### Task to carry out
Restate all the material verbatim, except for the pictures.

# START OF Supplied data

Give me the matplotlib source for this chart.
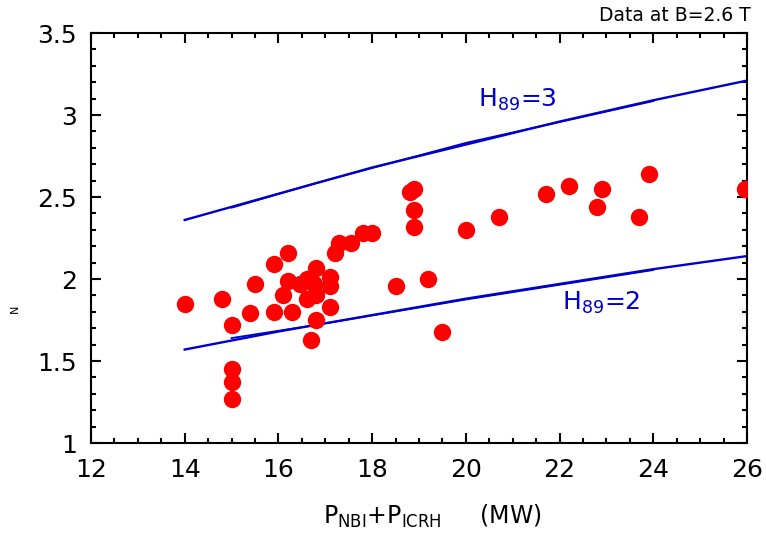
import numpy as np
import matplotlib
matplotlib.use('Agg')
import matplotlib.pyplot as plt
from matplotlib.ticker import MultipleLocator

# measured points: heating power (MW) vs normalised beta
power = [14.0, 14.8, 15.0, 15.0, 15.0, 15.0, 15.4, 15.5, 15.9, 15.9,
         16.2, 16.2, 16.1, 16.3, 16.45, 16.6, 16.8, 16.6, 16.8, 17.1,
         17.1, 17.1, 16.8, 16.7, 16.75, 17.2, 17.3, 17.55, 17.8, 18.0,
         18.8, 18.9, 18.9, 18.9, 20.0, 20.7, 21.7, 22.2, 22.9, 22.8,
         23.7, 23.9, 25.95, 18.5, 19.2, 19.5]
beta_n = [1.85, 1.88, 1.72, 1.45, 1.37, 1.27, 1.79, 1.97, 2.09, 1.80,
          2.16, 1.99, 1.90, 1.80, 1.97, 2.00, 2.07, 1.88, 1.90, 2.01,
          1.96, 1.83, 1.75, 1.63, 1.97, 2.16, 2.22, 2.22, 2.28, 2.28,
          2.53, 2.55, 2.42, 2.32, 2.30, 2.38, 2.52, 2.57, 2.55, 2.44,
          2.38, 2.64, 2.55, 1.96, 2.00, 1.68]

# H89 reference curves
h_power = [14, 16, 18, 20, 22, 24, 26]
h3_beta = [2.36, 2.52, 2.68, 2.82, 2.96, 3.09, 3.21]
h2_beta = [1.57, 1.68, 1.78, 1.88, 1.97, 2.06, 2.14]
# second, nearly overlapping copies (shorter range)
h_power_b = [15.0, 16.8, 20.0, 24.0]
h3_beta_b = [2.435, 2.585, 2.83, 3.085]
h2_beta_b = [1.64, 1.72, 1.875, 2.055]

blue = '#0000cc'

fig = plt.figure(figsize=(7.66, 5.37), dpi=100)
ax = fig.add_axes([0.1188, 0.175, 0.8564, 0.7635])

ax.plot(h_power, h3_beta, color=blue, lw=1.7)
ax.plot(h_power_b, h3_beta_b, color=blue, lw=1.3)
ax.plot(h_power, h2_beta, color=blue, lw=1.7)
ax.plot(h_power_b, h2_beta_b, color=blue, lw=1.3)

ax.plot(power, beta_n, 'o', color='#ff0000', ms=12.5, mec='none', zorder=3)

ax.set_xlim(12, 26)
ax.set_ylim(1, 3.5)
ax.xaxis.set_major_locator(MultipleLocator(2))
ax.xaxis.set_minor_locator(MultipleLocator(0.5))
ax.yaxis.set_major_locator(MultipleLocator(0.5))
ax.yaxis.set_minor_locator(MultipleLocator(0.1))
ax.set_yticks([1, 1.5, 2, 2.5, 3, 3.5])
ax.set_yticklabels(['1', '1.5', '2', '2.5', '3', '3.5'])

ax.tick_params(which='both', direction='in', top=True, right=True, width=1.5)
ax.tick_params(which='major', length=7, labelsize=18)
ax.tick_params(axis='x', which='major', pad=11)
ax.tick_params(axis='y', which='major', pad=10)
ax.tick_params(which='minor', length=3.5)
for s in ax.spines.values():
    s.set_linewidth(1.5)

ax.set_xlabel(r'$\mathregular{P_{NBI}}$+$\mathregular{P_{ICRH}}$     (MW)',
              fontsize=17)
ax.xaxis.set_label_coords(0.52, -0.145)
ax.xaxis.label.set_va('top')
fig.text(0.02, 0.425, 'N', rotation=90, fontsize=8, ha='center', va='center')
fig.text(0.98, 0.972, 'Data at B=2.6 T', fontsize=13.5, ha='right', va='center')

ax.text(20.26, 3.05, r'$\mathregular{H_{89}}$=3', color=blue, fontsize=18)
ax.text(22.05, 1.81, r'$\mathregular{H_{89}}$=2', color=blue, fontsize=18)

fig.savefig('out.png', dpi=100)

# END OF Supplied data

### Correct response
Give me the matplotlib source for this chart.
import numpy as np
import matplotlib
matplotlib.use('Agg')
import matplotlib.pyplot as plt
from matplotlib.ticker import MultipleLocator

# measured points: heating power (MW) vs normalised beta
power = [14.0, 14.8, 15.0, 15.0, 15.0, 15.0, 15.4, 15.5, 15.9, 15.9,
         16.2, 16.2, 16.1, 16.3, 16.45, 16.6, 16.8, 16.6, 16.8, 17.1,
         17.1, 17.1, 16.8, 16.7, 16.75, 17.2, 17.3, 17.55, 17.8, 18.0,
         18.8, 18.9, 18.9, 18.9, 20.0, 20.7, 21.7, 22.2, 22.9, 22.8,
         23.7, 23.9, 25.95, 18.5, 19.2, 19.5]
beta_n = [1.85, 1.88, 1.72, 1.45, 1.37, 1.27, 1.79, 1.97, 2.09, 1.80,
          2.16, 1.99, 1.90, 1.80, 1.97, 2.00, 2.07, 1.88, 1.90, 2.01,
          1.96, 1.83, 1.75, 1.63, 1.97, 2.16, 2.22, 2.22, 2.28, 2.28,
          2.53, 2.55, 2.42, 2.32, 2.30, 2.38, 2.52, 2.57, 2.55, 2.44,
          2.38, 2.64, 2.55, 1.96, 2.00, 1.68]

# H89 reference curves
h_power = [14, 16, 18, 20, 22, 24, 26]
h3_beta = [2.36, 2.52, 2.68, 2.82, 2.96, 3.09, 3.21]
h2_beta = [1.57, 1.68, 1.78, 1.88, 1.97, 2.06, 2.14]
# second, nearly overlapping copies (shorter range)
h_power_b = [15.0, 16.8, 20.0, 24.0]
h3_beta_b = [2.435, 2.585, 2.83, 3.085]
h2_beta_b = [1.64, 1.72, 1.875, 2.055]

blue = '#0000cc'

fig = plt.figure(figsize=(7.66, 5.37), dpi=100)
ax = fig.add_axes([0.1188, 0.175, 0.8564, 0.7635])

ax.plot(h_power, h3_beta, color=blue, lw=1.7)
ax.plot(h_power_b, h3_beta_b, color=blue, lw=1.3)
ax.plot(h_power, h2_beta, color=blue, lw=1.7)
ax.plot(h_power_b, h2_beta_b, color=blue, lw=1.3)

ax.plot(power, beta_n, 'o', color='#ff0000', ms=12.5, mec='none', zorder=3)

ax.set_xlim(12, 26)
ax.set_ylim(1, 3.5)
ax.xaxis.set_major_locator(MultipleLocator(2))
ax.xaxis.set_minor_locator(MultipleLocator(0.5))
ax.yaxis.set_major_locator(MultipleLocator(0.5))
ax.yaxis.set_minor_locator(MultipleLocator(0.1))
ax.set_yticks([1, 1.5, 2, 2.5, 3, 3.5])
ax.set_yticklabels(['1', '1.5', '2', '2.5', '3', '3.5'])

ax.tick_params(which='both', direction='in', top=True, right=True, width=1.5)
ax.tick_params(which='major', length=7, labelsize=18)
ax.tick_params(axis='x', which='major', pad=11)
ax.tick_params(axis='y', which='major', pad=10)
ax.tick_params(which='minor', length=3.5)
for s in ax.spines.values():
    s.set_linewidth(1.5)

ax.set_xlabel(r'$\mathregular{P_{NBI}}$+$\mathregular{P_{ICRH}}$     (MW)',
              fontsize=17)
ax.xaxis.set_label_coords(0.52, -0.145)
ax.xaxis.label.set_va('top')
fig.text(0.02, 0.425, 'N', rotation=90, fontsize=8, ha='center', va='center')
fig.text(0.98, 0.972, 'Data at B=2.6 T', fontsize=13.5, ha='right', va='center')

ax.text(20.26, 3.05, r'$\mathregular{H_{89}}$=3', color=blue, fontsize=18)
ax.text(22.05, 1.81, r'$\mathregular{H_{89}}$=2', color=blue, fontsize=18)

fig.savefig('out.png', dpi=100)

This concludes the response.